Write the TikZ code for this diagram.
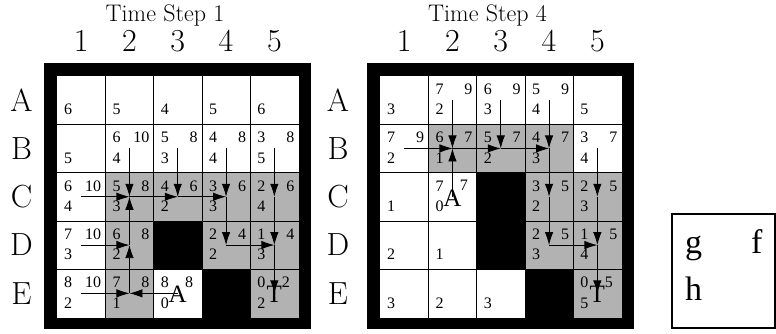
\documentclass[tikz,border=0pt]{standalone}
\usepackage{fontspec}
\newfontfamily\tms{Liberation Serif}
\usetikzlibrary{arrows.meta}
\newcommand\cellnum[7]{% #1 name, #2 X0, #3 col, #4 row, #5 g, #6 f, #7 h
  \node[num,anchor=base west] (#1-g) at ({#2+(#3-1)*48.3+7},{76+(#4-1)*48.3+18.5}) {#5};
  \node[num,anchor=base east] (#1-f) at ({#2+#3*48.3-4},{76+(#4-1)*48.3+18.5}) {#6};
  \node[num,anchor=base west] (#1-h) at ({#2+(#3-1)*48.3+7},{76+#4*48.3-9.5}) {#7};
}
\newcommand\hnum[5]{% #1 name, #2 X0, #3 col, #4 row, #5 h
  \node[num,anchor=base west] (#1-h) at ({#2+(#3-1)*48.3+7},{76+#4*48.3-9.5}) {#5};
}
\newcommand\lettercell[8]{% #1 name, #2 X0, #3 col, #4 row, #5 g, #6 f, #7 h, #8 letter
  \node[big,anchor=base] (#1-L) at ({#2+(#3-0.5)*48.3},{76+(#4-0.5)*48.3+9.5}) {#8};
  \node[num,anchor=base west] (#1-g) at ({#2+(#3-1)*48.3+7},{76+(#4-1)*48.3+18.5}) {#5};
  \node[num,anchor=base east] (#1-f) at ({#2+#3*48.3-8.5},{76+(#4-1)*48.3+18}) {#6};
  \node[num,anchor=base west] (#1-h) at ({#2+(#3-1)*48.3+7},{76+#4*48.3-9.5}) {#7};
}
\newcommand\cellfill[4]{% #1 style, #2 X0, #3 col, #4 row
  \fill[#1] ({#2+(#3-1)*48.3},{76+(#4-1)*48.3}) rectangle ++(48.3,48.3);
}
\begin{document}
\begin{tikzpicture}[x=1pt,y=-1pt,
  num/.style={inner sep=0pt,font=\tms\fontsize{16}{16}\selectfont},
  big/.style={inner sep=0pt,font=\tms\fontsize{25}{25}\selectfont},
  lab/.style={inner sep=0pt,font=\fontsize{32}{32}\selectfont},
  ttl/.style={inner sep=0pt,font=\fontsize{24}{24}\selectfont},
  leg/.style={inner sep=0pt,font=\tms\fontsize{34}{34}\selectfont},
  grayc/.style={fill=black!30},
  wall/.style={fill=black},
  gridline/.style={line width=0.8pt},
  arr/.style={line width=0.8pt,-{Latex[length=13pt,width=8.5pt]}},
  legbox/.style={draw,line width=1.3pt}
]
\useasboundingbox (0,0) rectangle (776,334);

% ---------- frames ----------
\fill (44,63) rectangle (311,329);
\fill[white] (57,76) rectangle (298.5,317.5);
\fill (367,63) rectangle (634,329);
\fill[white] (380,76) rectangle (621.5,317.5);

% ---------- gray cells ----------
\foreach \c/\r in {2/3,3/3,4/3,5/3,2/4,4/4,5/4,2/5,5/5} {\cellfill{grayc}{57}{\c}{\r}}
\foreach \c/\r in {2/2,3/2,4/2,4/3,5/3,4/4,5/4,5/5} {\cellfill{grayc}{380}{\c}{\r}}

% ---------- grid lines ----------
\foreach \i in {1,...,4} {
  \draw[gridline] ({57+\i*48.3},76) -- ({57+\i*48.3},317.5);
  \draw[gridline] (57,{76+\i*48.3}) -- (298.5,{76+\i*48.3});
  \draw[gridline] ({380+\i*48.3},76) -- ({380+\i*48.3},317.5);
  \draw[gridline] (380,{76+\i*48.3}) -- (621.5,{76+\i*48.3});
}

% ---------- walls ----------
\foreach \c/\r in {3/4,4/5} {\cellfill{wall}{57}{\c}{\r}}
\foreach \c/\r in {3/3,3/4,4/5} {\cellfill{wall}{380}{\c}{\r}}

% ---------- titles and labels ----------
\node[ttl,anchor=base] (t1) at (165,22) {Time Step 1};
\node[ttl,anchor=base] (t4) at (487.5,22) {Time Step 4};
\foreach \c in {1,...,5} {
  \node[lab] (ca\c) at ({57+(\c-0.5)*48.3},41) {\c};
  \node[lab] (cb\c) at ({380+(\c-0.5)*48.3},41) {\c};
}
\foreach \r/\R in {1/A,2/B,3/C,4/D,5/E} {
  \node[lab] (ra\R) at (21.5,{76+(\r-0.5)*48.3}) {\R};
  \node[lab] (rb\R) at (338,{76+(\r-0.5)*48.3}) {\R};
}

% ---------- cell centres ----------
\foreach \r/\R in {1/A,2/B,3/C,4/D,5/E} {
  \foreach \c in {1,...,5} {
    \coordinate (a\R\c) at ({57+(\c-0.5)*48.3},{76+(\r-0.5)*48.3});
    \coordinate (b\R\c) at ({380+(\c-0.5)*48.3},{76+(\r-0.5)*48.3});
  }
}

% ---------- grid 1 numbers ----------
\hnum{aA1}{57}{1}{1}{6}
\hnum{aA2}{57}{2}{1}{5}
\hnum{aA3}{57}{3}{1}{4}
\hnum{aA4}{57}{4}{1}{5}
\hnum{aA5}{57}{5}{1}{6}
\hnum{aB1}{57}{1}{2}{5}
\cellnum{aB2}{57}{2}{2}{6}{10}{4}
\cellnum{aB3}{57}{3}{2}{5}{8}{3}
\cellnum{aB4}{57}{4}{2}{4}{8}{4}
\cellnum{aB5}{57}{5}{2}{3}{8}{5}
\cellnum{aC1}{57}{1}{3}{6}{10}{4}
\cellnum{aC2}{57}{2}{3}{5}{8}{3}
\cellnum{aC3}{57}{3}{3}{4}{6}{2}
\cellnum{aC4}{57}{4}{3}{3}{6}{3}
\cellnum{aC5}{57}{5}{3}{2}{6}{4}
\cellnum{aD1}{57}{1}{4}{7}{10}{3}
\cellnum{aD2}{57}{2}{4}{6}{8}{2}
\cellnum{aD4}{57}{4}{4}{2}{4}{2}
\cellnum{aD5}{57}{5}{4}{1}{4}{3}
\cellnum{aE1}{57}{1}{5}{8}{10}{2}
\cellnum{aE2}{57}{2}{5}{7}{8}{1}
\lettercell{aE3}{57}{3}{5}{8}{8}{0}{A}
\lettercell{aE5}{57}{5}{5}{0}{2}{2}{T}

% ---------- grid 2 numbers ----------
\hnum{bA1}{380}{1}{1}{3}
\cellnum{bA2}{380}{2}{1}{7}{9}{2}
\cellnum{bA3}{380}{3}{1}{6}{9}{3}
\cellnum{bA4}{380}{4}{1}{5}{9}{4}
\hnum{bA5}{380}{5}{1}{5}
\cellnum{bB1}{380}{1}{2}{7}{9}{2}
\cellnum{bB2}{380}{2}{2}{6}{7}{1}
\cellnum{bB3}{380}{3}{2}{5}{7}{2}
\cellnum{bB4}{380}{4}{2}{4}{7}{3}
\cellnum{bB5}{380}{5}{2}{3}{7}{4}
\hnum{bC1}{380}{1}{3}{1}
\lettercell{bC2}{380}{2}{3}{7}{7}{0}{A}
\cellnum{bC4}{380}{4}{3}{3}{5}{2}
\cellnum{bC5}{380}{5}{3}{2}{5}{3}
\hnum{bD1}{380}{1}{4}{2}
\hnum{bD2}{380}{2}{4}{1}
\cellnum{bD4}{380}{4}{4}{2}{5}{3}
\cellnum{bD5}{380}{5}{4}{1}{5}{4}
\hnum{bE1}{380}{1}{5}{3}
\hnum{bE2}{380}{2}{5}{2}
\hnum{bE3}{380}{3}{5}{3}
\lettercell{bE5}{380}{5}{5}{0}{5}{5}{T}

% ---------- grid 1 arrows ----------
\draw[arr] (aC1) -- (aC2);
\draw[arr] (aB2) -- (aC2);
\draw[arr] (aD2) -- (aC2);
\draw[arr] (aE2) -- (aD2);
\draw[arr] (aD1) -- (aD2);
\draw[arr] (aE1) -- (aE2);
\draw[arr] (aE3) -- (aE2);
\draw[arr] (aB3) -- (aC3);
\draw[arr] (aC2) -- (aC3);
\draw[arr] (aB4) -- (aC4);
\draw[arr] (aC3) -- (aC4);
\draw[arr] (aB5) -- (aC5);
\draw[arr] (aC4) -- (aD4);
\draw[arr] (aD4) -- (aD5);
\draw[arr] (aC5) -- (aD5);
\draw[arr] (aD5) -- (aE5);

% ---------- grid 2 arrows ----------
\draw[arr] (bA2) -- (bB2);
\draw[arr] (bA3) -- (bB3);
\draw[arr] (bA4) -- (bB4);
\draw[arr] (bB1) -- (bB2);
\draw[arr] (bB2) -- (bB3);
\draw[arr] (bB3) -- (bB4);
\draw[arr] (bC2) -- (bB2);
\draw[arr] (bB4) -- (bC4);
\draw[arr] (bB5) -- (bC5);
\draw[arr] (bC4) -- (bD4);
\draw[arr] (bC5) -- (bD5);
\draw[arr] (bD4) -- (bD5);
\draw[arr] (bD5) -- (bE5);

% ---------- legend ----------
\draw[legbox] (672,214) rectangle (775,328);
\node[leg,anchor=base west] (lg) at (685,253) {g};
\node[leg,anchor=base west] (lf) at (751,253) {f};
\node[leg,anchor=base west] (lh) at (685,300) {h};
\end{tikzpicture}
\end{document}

---*---

Please extract exactly the lines of the data, from the first through the line containing "(380,76) rectangle (621.5,317.5);", and add no pictures to the copy.

Write the TikZ code for this diagram.
\documentclass[tikz,border=0pt]{standalone}
\usepackage{fontspec}
\newfontfamily\tms{Liberation Serif}
\usetikzlibrary{arrows.meta}
\newcommand\cellnum[7]{% #1 name, #2 X0, #3 col, #4 row, #5 g, #6 f, #7 h
  \node[num,anchor=base west] (#1-g) at ({#2+(#3-1)*48.3+7},{76+(#4-1)*48.3+18.5}) {#5};
  \node[num,anchor=base east] (#1-f) at ({#2+#3*48.3-4},{76+(#4-1)*48.3+18.5}) {#6};
  \node[num,anchor=base west] (#1-h) at ({#2+(#3-1)*48.3+7},{76+#4*48.3-9.5}) {#7};
}
\newcommand\hnum[5]{% #1 name, #2 X0, #3 col, #4 row, #5 h
  \node[num,anchor=base west] (#1-h) at ({#2+(#3-1)*48.3+7},{76+#4*48.3-9.5}) {#5};
}
\newcommand\lettercell[8]{% #1 name, #2 X0, #3 col, #4 row, #5 g, #6 f, #7 h, #8 letter
  \node[big,anchor=base] (#1-L) at ({#2+(#3-0.5)*48.3},{76+(#4-0.5)*48.3+9.5}) {#8};
  \node[num,anchor=base west] (#1-g) at ({#2+(#3-1)*48.3+7},{76+(#4-1)*48.3+18.5}) {#5};
  \node[num,anchor=base east] (#1-f) at ({#2+#3*48.3-8.5},{76+(#4-1)*48.3+18}) {#6};
  \node[num,anchor=base west] (#1-h) at ({#2+(#3-1)*48.3+7},{76+#4*48.3-9.5}) {#7};
}
\newcommand\cellfill[4]{% #1 style, #2 X0, #3 col, #4 row
  \fill[#1] ({#2+(#3-1)*48.3},{76+(#4-1)*48.3}) rectangle ++(48.3,48.3);
}
\begin{document}
\begin{tikzpicture}[x=1pt,y=-1pt,
  num/.style={inner sep=0pt,font=\tms\fontsize{16}{16}\selectfont},
  big/.style={inner sep=0pt,font=\tms\fontsize{25}{25}\selectfont},
  lab/.style={inner sep=0pt,font=\fontsize{32}{32}\selectfont},
  ttl/.style={inner sep=0pt,font=\fontsize{24}{24}\selectfont},
  leg/.style={inner sep=0pt,font=\tms\fontsize{34}{34}\selectfont},
  grayc/.style={fill=black!30},
  wall/.style={fill=black},
  gridline/.style={line width=0.8pt},
  arr/.style={line width=0.8pt,-{Latex[length=13pt,width=8.5pt]}},
  legbox/.style={draw,line width=1.3pt}
]
\useasboundingbox (0,0) rectangle (776,334);

% ---------- frames ----------
\fill (44,63) rectangle (311,329);
\fill[white] (57,76) rectangle (298.5,317.5);
\fill (367,63) rectangle (634,329);
\fill[white] (380,76) rectangle (621.5,317.5);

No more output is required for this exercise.